AK Parti, 2010’lu yıllardan sonra esas taşıyıcısı olan sekülerleşen bir muhafazakâr kesim yerine kendisinin inşa ettiği lümpen bir AK Partililiğe tercih etti. Partiden devlete terfi eden AK Parti, kendini dünyalılaştıran bir kimliği değil, kendisine meşruiyet sağlayan bir kimliği inşa etmeye soyundu. Dünya ile bağı kopan AK Parti, bu kimlikle hem kendini daha güçlü hem de Ortadoğu lideri hissetti. Dünyaya nizam vereni oyun kural bir ülke olma hayali gerçeklikten bağın kopmasına yol açtı.
AK Parti’nin devlet olmaya meyletmesi zihinlerindeki şu gerçeği dışarı vurdu: “Otoriter de olsa özünde devlet iyidir. Devleti bugüne kadar ehil olmayan inşalar yönetti. Biz ehil insanlar olarak bu devleti daha iyi yönetiriz”. AK Parti’nin devlet olduktan sonra, devlet kurumlarına ve devletin kendisindeki değişme baktığımızda; demokratikleşen, küçülen değil tersine tüm kurumları ile genişleyen, özel hayatımıza kadar sızan bir parti devletine dönüşmesini görürüz.
Bugün AK Parti, toplumsal talepleri siyaseten çözen bir parti değildir. AK Parti kendi meşruiyetini sağlamak için bir AK Partili bir kimlik yaratmaya soyunmuş ve devlet imkanlarını buna seferber etmiştir. Toplumsal talepleri çözen değil, toplumu dönüştürmeyi hedefine koymuş bir partidir. Bunu da plebisiter bir çoğunlukla sürdürme arzusunda olan toplumun değil, AK Partililerin partisidir.

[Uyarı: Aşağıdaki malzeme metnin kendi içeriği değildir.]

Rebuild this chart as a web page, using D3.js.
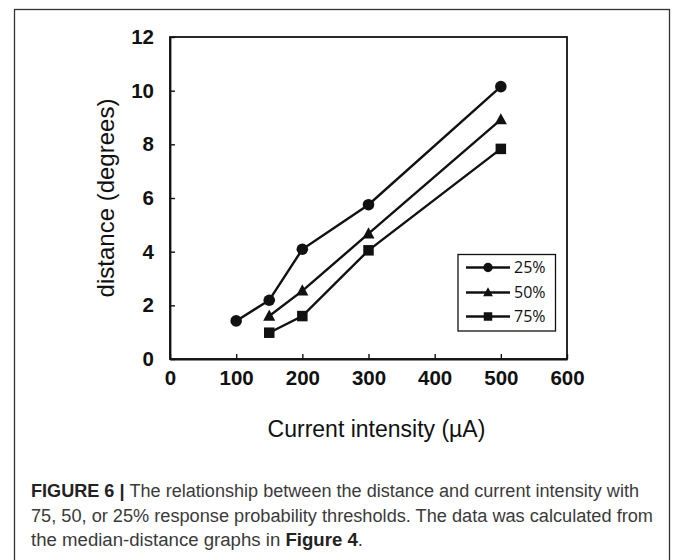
<!DOCTYPE html>
<html>
<head>
<meta charset="utf-8">
<script src="https://cdn.jsdelivr.net/npm/d3@7"></script>
<style>
  html, body { margin: 0; padding: 0; background: #fff; }
  svg { display: block; }
</style>
</head>
<body>
<svg id="chart" width="673" height="560"></svg>
<script>
// ---- data ----
const seriesNames = ["25%", "50%", "75%"];
const markerShapes = ["circle", "triangle", "square"];
const x25 = [100, 150, 200, 300, 500];
const y25 = [1.42, 2.19, 4.09, 5.75, 10.15];
const x50 = [150, 200, 300, 500];
const y50 = [1.6, 2.54, 4.67, 8.92];
const x75 = [150, 200, 300, 500];
const y75 = [0.98, 1.6, 4.05, 7.83];
const xTicks = [0, 100, 200, 300, 400, 500, 600];
const yTicks = [0, 2, 4, 6, 8, 10, 12];
const xTitle = "Current intensity (\u00B5A)";
const yTitle = "distance (degrees)";
const captionLines = [
  [{t: "FIGURE 6 | ", b: true}, {t: "The relationship between the distance and current intensity with", b: false}],
  [{t: "75, 50, or 25% response probability thresholds. The data was calculated from", b: false}],
  [{t: "the median-distance graphs in ", b: false}, {t: "Figure 4", b: true}, {t: ".", b: false}]
];

const series = [
  {name: seriesNames[0], shape: markerShapes[0], pts: x25.map((x, i) => ({x, y: y25[i]}))},
  {name: seriesNames[1], shape: markerShapes[1], pts: x50.map((x, i) => ({x, y: y50[i]}))},
  {name: seriesNames[2], shape: markerShapes[2], pts: x75.map((x, i) => ({x, y: y75[i]}))}
];

// ---- layout ----
const svg = d3.select("#chart");
const L = 170, R = 567, T = 37, B = 359;
const x = d3.scaleLinear().domain([0, 600]).range([L, R]);
const y = d3.scaleLinear().domain([0, 12]).range([B, T]);
const ink = "#111";

// outer figure border
svg.append("rect").attr("x", 14.5).attr("y", 9.5).attr("width", 655).attr("height", 570)
  .attr("fill", "none").attr("stroke", "#333").attr("stroke-width", 1.3);

// plot frame
svg.append("rect").attr("x", L).attr("y", T).attr("width", R - L).attr("height", B - T)
  .attr("fill", "none").attr("stroke", ink).attr("stroke-width", 1.8);

// axes with inward ticks
const xAxis = d3.axisBottom(x).tickValues(xTicks).tickSizeInner(-5).tickSizeOuter(0).tickPadding(11);
const yAxis = d3.axisLeft(y).tickValues(yTicks).tickSizeInner(-5).tickSizeOuter(0).tickPadding(16);

const gx = svg.append("g").attr("transform", `translate(0,${B})`).call(xAxis);
const gy = svg.append("g").attr("transform", `translate(${L},0)`).call(yAxis);
[gx, gy].forEach(g => {
  g.select(".domain").attr("stroke", ink).attr("stroke-width", 1.8);
  g.selectAll(".tick line").attr("stroke", ink).attr("stroke-width", 1.4);
  g.selectAll(".tick text").attr("fill", ink)
    .style("font-family", "'Liberation Sans', Arial, sans-serif")
    .style("font-weight", "bold").style("font-size", "20.5px");
});
gx.selectAll(".tick text").attr("dy", "0.71em");

// axis titles
svg.append("text").attr("x", (L + R) / 2 + 8).attr("y", 437).attr("text-anchor", "middle")
  .style("font-family", "'Liberation Sans', Arial, sans-serif").style("font-size", "23px")
  .attr("fill", ink).text(xTitle);
svg.append("text").attr("transform", `translate(114,${(T + B) / 2}) rotate(-90)`).attr("text-anchor", "middle")
  .style("font-family", "'Liberation Sans', Arial, sans-serif").style("font-size", "24px")
  .attr("fill", ink).text(yTitle);

// marker drawer
function drawMarker(g, shape, cx, cy, s) {
  if (shape === "circle") {
    g.append("circle").attr("cx", cx).attr("cy", cy).attr("r", s * 0.55).attr("fill", ink);
  } else if (shape === "square") {
    g.append("rect").attr("x", cx - s / 2).attr("y", cy - s / 2).attr("width", s).attr("height", s).attr("fill", ink);
  } else {
    const h = s * 1.0, w = s * 1.15;
    g.append("path").attr("d", `M${cx},${cy - h * 0.62}L${cx + w / 2},${cy + h * 0.45}L${cx - w / 2},${cy + h * 0.45}Z`).attr("fill", ink);
  }
}

const line = d3.line().x(d => x(d.x)).y(d => y(d.y));
series.forEach(s => {
  svg.append("path").datum(s.pts).attr("d", line).attr("fill", "none")
    .attr("stroke", ink).attr("stroke-width", 2.4);
  const g = svg.append("g");
  s.pts.forEach(p => drawMarker(g, s.shape, x(p.x), y(p.y), 10.5));
});

// legend
const lg = svg.append("g");
lg.append("rect").attr("x", 458).attr("y", 254.5).attr("width", 97.5).attr("height", 76.5)
  .attr("fill", "#fff").attr("stroke", ink).attr("stroke-width", 1.3);
const rowY = [267.5, 292.5, 316.5];
series.forEach((s, i) => {
  lg.append("line").attr("x1", 466).attr("x2", 510).attr("y1", rowY[i]).attr("y2", rowY[i])
    .attr("stroke", ink).attr("stroke-width", 2.4);
  drawMarker(lg, s.shape, 488, rowY[i], 8.5);
  lg.append("text").attr("x", 514).attr("y", rowY[i]).attr("dy", "0.36em")
    .style("font-family", "'Open Sans', 'Noto Sans', sans-serif").style("font-size", "16px")
    .attr("fill", ink).text(s.name);
});

// caption
const capY = [497, 521.5, 546];
const capW = [608, 622, 332];
captionLines.forEach((ln, i) => {
  const t = svg.append("text").attr("x", 31).attr("y", capY[i])
    .style("font-family", "'Liberation Sans Narrow', 'Liberation Sans', Arial, sans-serif")
    .style("font-size", "18px").attr("fill", "#3a3a3a");
  ln.forEach(seg => {
    t.append("tspan").attr("font-weight", seg.b ? "bold" : "normal")
      .attr("fill", seg.b ? "#222" : "#3a3a3a").text(seg.t);
  });
  t.attr("textLength", capW[i]).attr("lengthAdjust", "spacingAndGlyphs");
});
</script>
</body>
</html>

Bunun için önümüzdeki dönemde AK Partililerin de içinde olduğu muhafazakârları sadece siyasi değil daha temelde ahlaki bir sınav bekliyor.
AK Parti-cemaat gerilimi bu açıdan hayırlı bir ayrışma, sivil alanda önemli bir kazanımdır.
“… hangi dinsel cemaate bağlı olursa olsun, hangi siyasal görüşe yakın olursa olsun muhafazakârlar”siyaseten büyük bir sınavın eşindedir.
Muhafazakârların tercihinin bir ucunda samimi olarak inanan ve inandıklarını sekülerleşerek kamusal alanda yaşamak isteyen, Müslüman birey/cemaat olmak var. Diğer ucunda İslami bir kimlik ve pratik içinde tüm varlığını parti/devlete bağlamış, eleştirel aklı kaybetmiş, onun çizdiği sınırlar içinde yaşamayı ideolojik olarak tercih etmiş lümpen AK Partililik var.
10 Ağustos’ta yapılacak cumhurbaşkanlığı seçimi bu yüzden sadece Türkiye için Müslümanlar için de önemli bir sınav. Sınavın bir ucunda çoğulculuk ve Türkiye’nin normalleşmesini savunan aday/lar var. Diğer ucunda ise toplumda AK Partililik dışında kalan tüm kesimleri –son olarak “Benim için Gürcü diyen oldu, afedersin çok daha çirkin şekilde Ermeni diyen oldu” diyerek Ermeni vatandaşlarımızı da- öteki ilan ederek meşruiyet arayan bir aday var.
“Kısaca muhafazakârlar, AK Partililik ile Müslüman birey olma arasında bir tercih yapacaklar.”